--- Problem statement ---
Give the listing again exactly, omitting its images.

--- Data ---
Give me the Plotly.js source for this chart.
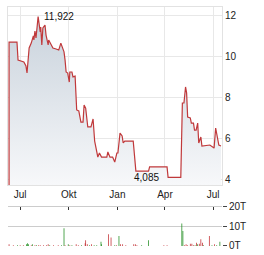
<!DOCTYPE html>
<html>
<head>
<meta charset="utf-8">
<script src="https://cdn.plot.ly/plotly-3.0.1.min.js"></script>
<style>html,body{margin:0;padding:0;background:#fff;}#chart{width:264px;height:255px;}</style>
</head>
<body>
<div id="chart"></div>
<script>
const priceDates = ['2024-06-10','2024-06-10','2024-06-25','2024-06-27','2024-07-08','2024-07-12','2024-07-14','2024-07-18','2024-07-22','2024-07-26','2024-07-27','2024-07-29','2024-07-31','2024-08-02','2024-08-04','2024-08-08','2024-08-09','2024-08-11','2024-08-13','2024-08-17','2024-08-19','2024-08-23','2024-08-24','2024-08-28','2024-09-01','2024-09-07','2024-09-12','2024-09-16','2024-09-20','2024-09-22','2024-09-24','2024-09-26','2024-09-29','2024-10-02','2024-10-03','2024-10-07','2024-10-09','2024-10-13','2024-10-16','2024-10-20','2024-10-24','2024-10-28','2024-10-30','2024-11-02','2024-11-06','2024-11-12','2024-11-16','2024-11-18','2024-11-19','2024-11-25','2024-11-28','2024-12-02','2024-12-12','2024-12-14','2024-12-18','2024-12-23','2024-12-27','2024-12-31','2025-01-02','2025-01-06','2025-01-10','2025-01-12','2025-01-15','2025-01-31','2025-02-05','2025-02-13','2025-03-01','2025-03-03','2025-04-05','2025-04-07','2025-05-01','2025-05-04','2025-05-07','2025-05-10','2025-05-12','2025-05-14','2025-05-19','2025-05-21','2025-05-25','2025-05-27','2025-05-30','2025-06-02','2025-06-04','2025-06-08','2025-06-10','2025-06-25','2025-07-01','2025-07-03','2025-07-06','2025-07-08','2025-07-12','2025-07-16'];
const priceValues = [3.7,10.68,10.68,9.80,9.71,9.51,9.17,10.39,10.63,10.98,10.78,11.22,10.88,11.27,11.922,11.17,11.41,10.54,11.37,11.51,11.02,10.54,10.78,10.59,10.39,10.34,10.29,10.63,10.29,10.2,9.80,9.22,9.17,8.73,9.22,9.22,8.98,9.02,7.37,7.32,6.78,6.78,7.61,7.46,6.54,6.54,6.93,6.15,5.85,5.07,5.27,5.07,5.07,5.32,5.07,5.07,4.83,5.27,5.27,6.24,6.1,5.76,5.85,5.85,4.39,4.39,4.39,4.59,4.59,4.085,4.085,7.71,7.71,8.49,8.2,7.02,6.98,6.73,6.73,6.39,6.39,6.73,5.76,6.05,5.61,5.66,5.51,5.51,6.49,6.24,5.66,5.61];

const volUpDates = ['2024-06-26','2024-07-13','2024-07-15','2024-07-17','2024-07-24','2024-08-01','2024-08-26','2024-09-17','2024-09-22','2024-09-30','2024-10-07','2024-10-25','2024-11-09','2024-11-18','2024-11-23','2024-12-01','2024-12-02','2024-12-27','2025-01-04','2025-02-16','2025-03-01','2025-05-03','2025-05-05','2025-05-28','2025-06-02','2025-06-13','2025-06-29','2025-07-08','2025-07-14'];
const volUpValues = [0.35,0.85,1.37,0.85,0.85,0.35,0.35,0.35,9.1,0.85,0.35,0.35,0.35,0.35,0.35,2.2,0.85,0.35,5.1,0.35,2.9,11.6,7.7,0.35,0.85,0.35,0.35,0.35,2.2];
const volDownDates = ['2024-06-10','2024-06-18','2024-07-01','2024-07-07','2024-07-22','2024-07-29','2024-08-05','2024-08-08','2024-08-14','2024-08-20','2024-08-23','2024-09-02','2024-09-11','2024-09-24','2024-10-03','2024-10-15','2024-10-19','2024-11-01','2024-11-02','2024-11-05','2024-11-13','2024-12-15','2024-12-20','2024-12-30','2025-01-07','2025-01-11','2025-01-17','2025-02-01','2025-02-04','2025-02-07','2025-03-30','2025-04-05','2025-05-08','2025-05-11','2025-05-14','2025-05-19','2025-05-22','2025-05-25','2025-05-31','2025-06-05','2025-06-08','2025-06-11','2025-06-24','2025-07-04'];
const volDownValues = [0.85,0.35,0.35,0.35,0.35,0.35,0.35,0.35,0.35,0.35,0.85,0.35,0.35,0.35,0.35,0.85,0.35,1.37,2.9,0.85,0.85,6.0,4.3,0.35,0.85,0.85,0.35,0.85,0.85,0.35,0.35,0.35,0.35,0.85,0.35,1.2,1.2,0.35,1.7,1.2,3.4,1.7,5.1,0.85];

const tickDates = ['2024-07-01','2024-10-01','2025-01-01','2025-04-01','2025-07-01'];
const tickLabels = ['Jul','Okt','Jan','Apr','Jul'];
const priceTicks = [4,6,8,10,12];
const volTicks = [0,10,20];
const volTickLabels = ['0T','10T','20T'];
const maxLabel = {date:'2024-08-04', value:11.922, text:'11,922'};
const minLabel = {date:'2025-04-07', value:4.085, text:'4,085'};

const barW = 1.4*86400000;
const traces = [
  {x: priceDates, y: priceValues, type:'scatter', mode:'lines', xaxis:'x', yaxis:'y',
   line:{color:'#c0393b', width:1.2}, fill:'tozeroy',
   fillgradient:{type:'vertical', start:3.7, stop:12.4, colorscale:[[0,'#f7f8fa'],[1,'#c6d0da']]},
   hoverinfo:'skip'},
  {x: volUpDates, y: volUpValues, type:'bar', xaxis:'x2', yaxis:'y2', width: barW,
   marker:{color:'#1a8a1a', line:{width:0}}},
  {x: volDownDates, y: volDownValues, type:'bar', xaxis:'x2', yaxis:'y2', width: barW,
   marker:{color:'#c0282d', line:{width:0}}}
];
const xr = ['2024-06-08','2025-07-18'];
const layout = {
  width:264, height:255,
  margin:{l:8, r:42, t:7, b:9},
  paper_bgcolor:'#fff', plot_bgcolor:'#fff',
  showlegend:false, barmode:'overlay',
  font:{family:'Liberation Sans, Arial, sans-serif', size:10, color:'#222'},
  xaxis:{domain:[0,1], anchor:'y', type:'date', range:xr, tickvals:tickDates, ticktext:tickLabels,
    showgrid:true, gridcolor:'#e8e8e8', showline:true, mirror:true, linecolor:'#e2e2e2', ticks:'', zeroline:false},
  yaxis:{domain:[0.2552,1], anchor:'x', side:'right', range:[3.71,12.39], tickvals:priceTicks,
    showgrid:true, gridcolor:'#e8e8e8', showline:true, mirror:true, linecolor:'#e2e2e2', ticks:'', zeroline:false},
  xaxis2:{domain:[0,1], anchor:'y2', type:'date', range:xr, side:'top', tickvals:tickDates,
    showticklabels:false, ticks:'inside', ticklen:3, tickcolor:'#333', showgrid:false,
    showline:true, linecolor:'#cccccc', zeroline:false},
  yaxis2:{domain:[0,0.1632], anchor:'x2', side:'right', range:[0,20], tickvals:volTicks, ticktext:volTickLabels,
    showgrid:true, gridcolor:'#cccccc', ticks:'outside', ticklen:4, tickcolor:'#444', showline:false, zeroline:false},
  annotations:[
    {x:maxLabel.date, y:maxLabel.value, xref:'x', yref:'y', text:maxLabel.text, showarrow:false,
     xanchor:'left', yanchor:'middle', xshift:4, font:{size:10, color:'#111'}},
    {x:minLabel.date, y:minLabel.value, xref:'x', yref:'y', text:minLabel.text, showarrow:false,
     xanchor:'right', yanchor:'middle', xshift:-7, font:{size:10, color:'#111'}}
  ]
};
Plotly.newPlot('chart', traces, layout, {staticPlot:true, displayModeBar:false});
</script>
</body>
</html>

--- Expected output ---
Give me the Plotly.js source for this chart.
<!DOCTYPE html>
<html>
<head>
<meta charset="utf-8">
<script src="https://cdn.plot.ly/plotly-3.0.1.min.js"></script>
<style>html,body{margin:0;padding:0;background:#fff;}#chart{width:264px;height:255px;}</style>
</head>
<body>
<div id="chart"></div>
<script>
const priceDates = ['2024-06-10','2024-06-10','2024-06-25','2024-06-27','2024-07-08','2024-07-12','2024-07-14','2024-07-18','2024-07-22','2024-07-26','2024-07-27','2024-07-29','2024-07-31','2024-08-02','2024-08-04','2024-08-08','2024-08-09','2024-08-11','2024-08-13','2024-08-17','2024-08-19','2024-08-23','2024-08-24','2024-08-28','2024-09-01','2024-09-07','2024-09-12','2024-09-16','2024-09-20','2024-09-22','2024-09-24','2024-09-26','2024-09-29','2024-10-02','2024-10-03','2024-10-07','2024-10-09','2024-10-13','2024-10-16','2024-10-20','2024-10-24','2024-10-28','2024-10-30','2024-11-02','2024-11-06','2024-11-12','2024-11-16','2024-11-18','2024-11-19','2024-11-25','2024-11-28','2024-12-02','2024-12-12','2024-12-14','2024-12-18','2024-12-23','2024-12-27','2024-12-31','2025-01-02','2025-01-06','2025-01-10','2025-01-12','2025-01-15','2025-01-31','2025-02-05','2025-02-13','2025-03-01','2025-03-03','2025-04-05','2025-04-07','2025-05-01','2025-05-04','2025-05-07','2025-05-10','2025-05-12','2025-05-14','2025-05-19','2025-05-21','2025-05-25','2025-05-27','2025-05-30','2025-06-02','2025-06-04','2025-06-08','2025-06-10','2025-06-25','2025-07-01','2025-07-03','2025-07-06','2025-07-08','2025-07-12','2025-07-16'];
const priceValues = [3.7,10.68,10.68,9.80,9.71,9.51,9.17,10.39,10.63,10.98,10.78,11.22,10.88,11.27,11.922,11.17,11.41,10.54,11.37,11.51,11.02,10.54,10.78,10.59,10.39,10.34,10.29,10.63,10.29,10.2,9.80,9.22,9.17,8.73,9.22,9.22,8.98,9.02,7.37,7.32,6.78,6.78,7.61,7.46,6.54,6.54,6.93,6.15,5.85,5.07,5.27,5.07,5.07,5.32,5.07,5.07,4.83,5.27,5.27,6.24,6.1,5.76,5.85,5.85,4.39,4.39,4.39,4.59,4.59,4.085,4.085,7.71,7.71,8.49,8.2,7.02,6.98,6.73,6.73,6.39,6.39,6.73,5.76,6.05,5.61,5.66,5.51,5.51,6.49,6.24,5.66,5.61];

const volUpDates = ['2024-06-26','2024-07-13','2024-07-15','2024-07-17','2024-07-24','2024-08-01','2024-08-26','2024-09-17','2024-09-22','2024-09-30','2024-10-07','2024-10-25','2024-11-09','2024-11-18','2024-11-23','2024-12-01','2024-12-02','2024-12-27','2025-01-04','2025-02-16','2025-03-01','2025-05-03','2025-05-05','2025-05-28','2025-06-02','2025-06-13','2025-06-29','2025-07-08','2025-07-14'];
const volUpValues = [0.35,0.85,1.37,0.85,0.85,0.35,0.35,0.35,9.1,0.85,0.35,0.35,0.35,0.35,0.35,2.2,0.85,0.35,5.1,0.35,2.9,11.6,7.7,0.35,0.85,0.35,0.35,0.35,2.2];
const volDownDates = ['2024-06-10','2024-06-18','2024-07-01','2024-07-07','2024-07-22','2024-07-29','2024-08-05','2024-08-08','2024-08-14','2024-08-20','2024-08-23','2024-09-02','2024-09-11','2024-09-24','2024-10-03','2024-10-15','2024-10-19','2024-11-01','2024-11-02','2024-11-05','2024-11-13','2024-12-15','2024-12-20','2024-12-30','2025-01-07','2025-01-11','2025-01-17','2025-02-01','2025-02-04','2025-02-07','2025-03-30','2025-04-05','2025-05-08','2025-05-11','2025-05-14','2025-05-19','2025-05-22','2025-05-25','2025-05-31','2025-06-05','2025-06-08','2025-06-11','2025-06-24','2025-07-04'];
const volDownValues = [0.85,0.35,0.35,0.35,0.35,0.35,0.35,0.35,0.35,0.35,0.85,0.35,0.35,0.35,0.35,0.85,0.35,1.37,2.9,0.85,0.85,6.0,4.3,0.35,0.85,0.85,0.35,0.85,0.85,0.35,0.35,0.35,0.35,0.85,0.35,1.2,1.2,0.35,1.7,1.2,3.4,1.7,5.1,0.85];

const tickDates = ['2024-07-01','2024-10-01','2025-01-01','2025-04-01','2025-07-01'];
const tickLabels = ['Jul','Okt','Jan','Apr','Jul'];
const priceTicks = [4,6,8,10,12];
const volTicks = [0,10,20];
const volTickLabels = ['0T','10T','20T'];
const maxLabel = {date:'2024-08-04', value:11.922, text:'11,922'};
const minLabel = {date:'2025-04-07', value:4.085, text:'4,085'};

const barW = 1.4*86400000;
const traces = [
  {x: priceDates, y: priceValues, type:'scatter', mode:'lines', xaxis:'x', yaxis:'y',
   line:{color:'#c0393b', width:1.2}, fill:'tozeroy',
   fillgradient:{type:'vertical', start:3.7, stop:12.4, colorscale:[[0,'#f7f8fa'],[1,'#c6d0da']]},
   hoverinfo:'skip'},
  {x: volUpDates, y: volUpValues, type:'bar', xaxis:'x2', yaxis:'y2', width: barW,
   marker:{color:'#1a8a1a', line:{width:0}}},
  {x: volDownDates, y: volDownValues, type:'bar', xaxis:'x2', yaxis:'y2', width: barW,
   marker:{color:'#c0282d', line:{width:0}}}
];
const xr = ['2024-06-08','2025-07-18'];
const layout = {
  width:264, height:255,
  margin:{l:8, r:42, t:7, b:9},
  paper_bgcolor:'#fff', plot_bgcolor:'#fff',
  showlegend:false, barmode:'overlay',
  font:{family:'Liberation Sans, Arial, sans-serif', size:10, color:'#222'},
  xaxis:{domain:[0,1], anchor:'y', type:'date', range:xr, tickvals:tickDates, ticktext:tickLabels,
    showgrid:true, gridcolor:'#e8e8e8', showline:true, mirror:true, linecolor:'#e2e2e2', ticks:'', zeroline:false},
  yaxis:{domain:[0.2552,1], anchor:'x', side:'right', range:[3.71,12.39], tickvals:priceTicks,
    showgrid:true, gridcolor:'#e8e8e8', showline:true, mirror:true, linecolor:'#e2e2e2', ticks:'', zeroline:false},
  xaxis2:{domain:[0,1], anchor:'y2', type:'date', range:xr, side:'top', tickvals:tickDates,
    showticklabels:false, ticks:'inside', ticklen:3, tickcolor:'#333', showgrid:false,
    showline:true, linecolor:'#cccccc', zeroline:false},
  yaxis2:{domain:[0,0.1632], anchor:'x2', side:'right', range:[0,20], tickvals:volTicks, ticktext:volTickLabels,
    showgrid:true, gridcolor:'#cccccc', ticks:'outside', ticklen:4, tickcolor:'#444', showline:false, zeroline:false},
  annotations:[
    {x:maxLabel.date, y:maxLabel.value, xref:'x', yref:'y', text:maxLabel.text, showarrow:false,
     xanchor:'left', yanchor:'middle', xshift:4, font:{size:10, color:'#111'}},
    {x:minLabel.date, y:minLabel.value, xref:'x', yref:'y', text:minLabel.text, showarrow:false,
     xanchor:'right', yanchor:'middle', xshift:-7, font:{size:10, color:'#111'}}
  ]
};
Plotly.newPlot('chart', traces, layout, {staticPlot:true, displayModeBar:false});
</script>
</body>
</html>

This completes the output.